Su imagen Vivo en Termini, que en un principio tomó solamente como recuerdo de lo que tuvo que vivir en aquella época, captó la atención de una de las educadoras del Centro diurno, Diana Balmori, que la llevó hasta una exposición en Nueva York. A raíz del éxito de esta imagen Keita empezó a desarrollar su pasión y técnica fotográfica en las clases gratuitas para inmigrantes que se impartían en Cívico Zero. Con el tiempo ganó algunos concursos en Italia e inició un proyecto personal de fotoperiodismo, Pies, maletas y zapatos, para retratar las personas que viven en la Estación de Termini. Él había pasado por lo mismo y confiesa que tenía ganas de contar esa realidad tan olvidada: “la gente cuando pasa por enfrente de la estación nos mira mal y cree que les molestamos y damos una mala imagen de la ciudad. Pero en realidad ellos también nos molestan a nosotros, porque esa es nuestra casa y vas oyendo constantemente las pisadas de la gente que pasa por allí”, defiende Keita. “Muchas veces la gente me miraba como si estuviera loco…Pero no estoy loco, solamente he tenido que pasar por algunas dificultades”, prosigue.

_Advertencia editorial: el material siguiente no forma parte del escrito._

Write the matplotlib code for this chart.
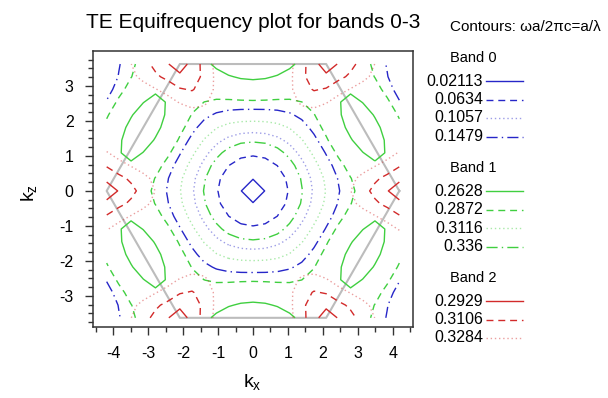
import numpy as np
import matplotlib.pyplot as plt
from matplotlib.lines import Line2D

plt.rcParams['font.family'] = ['Liberation Sans', 'DejaVu Sans']
plt.rcParams['axes.unicode_minus'] = False

# ===== contour levels (omega a / 2 pi c), as listed in the legend =====
band_names = ['Band 0', 'Band 1', 'Band 2']
band0_levels = [0.02113, 0.0634, 0.1057, 0.1479]
band1_levels = [0.2628, 0.2872, 0.3116, 0.336]
band2_levels = [0.2929, 0.3106, 0.3284]
band_colors = ['#2626c8', '#40cf40', '#d22a2a']

# ===== band frequency at Gamma, M, K =====
band0_gmk = [0.0, 0.230, 0.190]
band1_gmk = [0.3935, 0.2444, 0.278]
band2_k = 0.2825          # bottom of band 2 at K
band2_slope = 0.0408      # d(omega)/dk away from K
band2_warp = 0.19         # steeper toward M than toward Gamma

# ===== triangular lattice (a = 1) =====
a1 = np.array([1.0, 0.0]); a2 = np.array([0.5, np.sqrt(3)/2]); a3 = a2 - a1
b1 = 2*np.pi*np.array([1.0, -1/np.sqrt(3)]); b2 = 2*np.pi*np.array([0.0, 2/np.sqrt(3)])
dM = np.linalg.norm(b2)/2     # |Gamma-M|
dK = 4*np.pi/3                # |Gamma-K|

# k grid over the rectangle holding the Brillouin zone
kx = np.linspace(-dK, dK, 25)
kz = np.linspace(-dM, dM, 21)
KX, KZ = np.meshgrid(kx, kz)

def nearest(points):
    """distance, angle and index of the nearest of a set of k points"""
    best = np.full(KX.shape, np.inf); ang = np.zeros_like(KX); idx = np.zeros(KX.shape, int)
    for i, p in enumerate(points):
        dx = KX - p[0]; dz = KZ - p[1]
        r = np.hypot(dx, dz)
        sel = r < best - 1e-9
        best[sel] = r[sel]; ang[sel] = np.arctan2(dz, dx)[sel]; idx[sel] = i
    return best, ang, idx

gammas = [m*b1 + n*b2 for m in range(-2, 3) for n in range(-2, 3)]
d, th, _ = nearest(gammas)
aniso = (1 + np.cos(6*th))/2      # 1 toward K, 0 toward M

kpts = [g + s*np.array([dK, 0.0]) for g in gammas for s in (1, -1)]
ksign = np.array([s for g in gammas for s in (1, -1)])
rk, psi, ik = nearest(kpts)
warp = ksign[ik]*np.cos(3*psi)    # +1 toward M, -1 toward Gamma

def gamma_band(w):
    wg, wm, wk = w
    s = (wm - wg)/dM
    lift = wk - (wg + s*dK)
    return wg + s*d + lift*aniso*(d/dK)**4

band2 = band2_k + band2_slope*rk*(1 + band2_warp*warp)

bands = [gamma_band(band0_gmk), gamma_band(band1_gmk), band2]
level_sets = [band0_levels, band1_levels, band2_levels]
styles = ['solid', (0, (5, 3.5)), (0, (1, 2)), (0, (8, 3, 1, 3))]
alphas = [1, 1, 0.45, 1]

# ===== figure =====
W, H = 608, 398
fig = plt.figure(figsize=(W/100, H/100), dpi=100)
ax = fig.add_axes([93/W, 1 - 327/H, 320/W, 276/H])

# Brillouin zone hexagon
ang = np.radians(np.arange(0, 361, 60))
ax.plot(dK*np.cos(ang), dK*np.sin(ang), color='#bcbcbc', lw=1.5, zorder=1)

for surf, levels, col in zip(bands, level_sets, band_colors):
    for lev, ls, al in zip(levels, styles, alphas):
        ax.contour(KX, KZ, surf, levels=[lev], colors=[col], linestyles=[ls],
                   linewidths=1.0, alpha=al, zorder=2)

ax.set_xlim(-4.58, 4.58); ax.set_ylim(-3.89, 4.0)
ax.set_xticks(range(-4, 5)); ax.set_xticks(np.arange(-4.5, 4.6, 0.5), minor=True)
ax.set_yticks(range(-3, 4)); ax.set_yticks(np.arange(-3.75, 3.8, 0.25), minor=True)
ax.tick_params(which='both', direction='out', top=False, right=False,
               labelsize=11.5, pad=8, width=1, color='#333333')
ax.tick_params(which='major', length=6)
ax.tick_params(which='minor', length=3.5)
for sp in ax.spines.values():
    sp.set_linewidth(1.1); sp.set_color('#333333')

def px(x, y):
    return x/W, 1 - y/H

fig.text(*px(253, 22), 'TE Equifrequency plot for bands 0-3', fontsize=15,
         ha='center', va='center')
fig.text(*px(252, 383), r'k$_\mathregular{x}$', fontsize=14, ha='center', va='center')
fig.text(*px(30, 193), r'k$_\mathregular{z}$', fontsize=14, ha='center', va='center',
         rotation=90)

# ===== legend at right =====
fig.text(*px(450, 27), 'Contours: ωa/2πc=a/λ', fontsize=11, ha='left', va='center')
y = 58
for name, levels, col in zip(band_names, level_sets, band_colors):
    fig.text(*px(450, y), name, fontsize=10.5, ha='left', va='center')
    y += 23
    for lev, ls, al in zip(levels, styles, alphas):
        fig.text(*px(483, y), f'{lev:g}', fontsize=11.5, ha='right', va='center')
        fig.add_artist(Line2D([486/W, 523/W], [1 - y/H]*2, color=col, lw=1.0,
                              linestyle=ls, alpha=al, transform=fig.transFigure))
        y += 18.5
    y += 13

fig.savefig('out.png', dpi=100)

Este proyecto era precisamente el que presentaba cuando nos conocimos y que le llevó 2 años de trabajo, porque dice que le gusta hacer las fotografías con calma, respetando y conociendo a las personas con las que trabaja.
“Hay mucha gente que se piensa que los inmigrantes no sabemos hacer nada. Sí que sabemos, pero es muy difícil para nosotros encontrar una estabilidad y poder hacer bien las cosas –comenta-. Todo el mundo puede tener problemas en algún momento dado de su vida. Y ahora mismo, debido a la crisis, hay también mucha gente con problemas en Europa. Para mí lo mejor es ayudarnos los unos a los otros, pero hoy en día la gente solo piensa en el dinero”.
Después de todo, Keita sigue viviendo en Roma, donde ha encontrado trabajo en un albergue, enseña fotografía voluntariamente a otros inmigrantes menores de edad en Cívico Zero, estudia para sacarse la secundaria y sigue desarrollando sus proyectos personales de fotografía, el último una serie sobre las fuentes de agua de la capital italiana. “Si haces las cosas bien y con corazón creo que al final tienes la recompensa, pero las oportunidades no pueden llegarnos a todos en el mismo momento”, concluye. Después de todo lo vivido, Keita aún sigue pensando que donde hay cosas feas también existen cosas buenas. Y por esto, si Dios le ayuda, le gustaría dedicarse al foto-periodismo para poder viajar a otros países y retratar la realidad de esos lugares. “Yo quiero contar la realidad, o sea, cómo viven las personas”, matiza Keita. Su siguiente proyecto es volver a Costa de Marfil y recorrer de nuevo la ruta que hizo como inmigrante clandestino, pero esta vez con su cámara de fotografía colgada al cuello.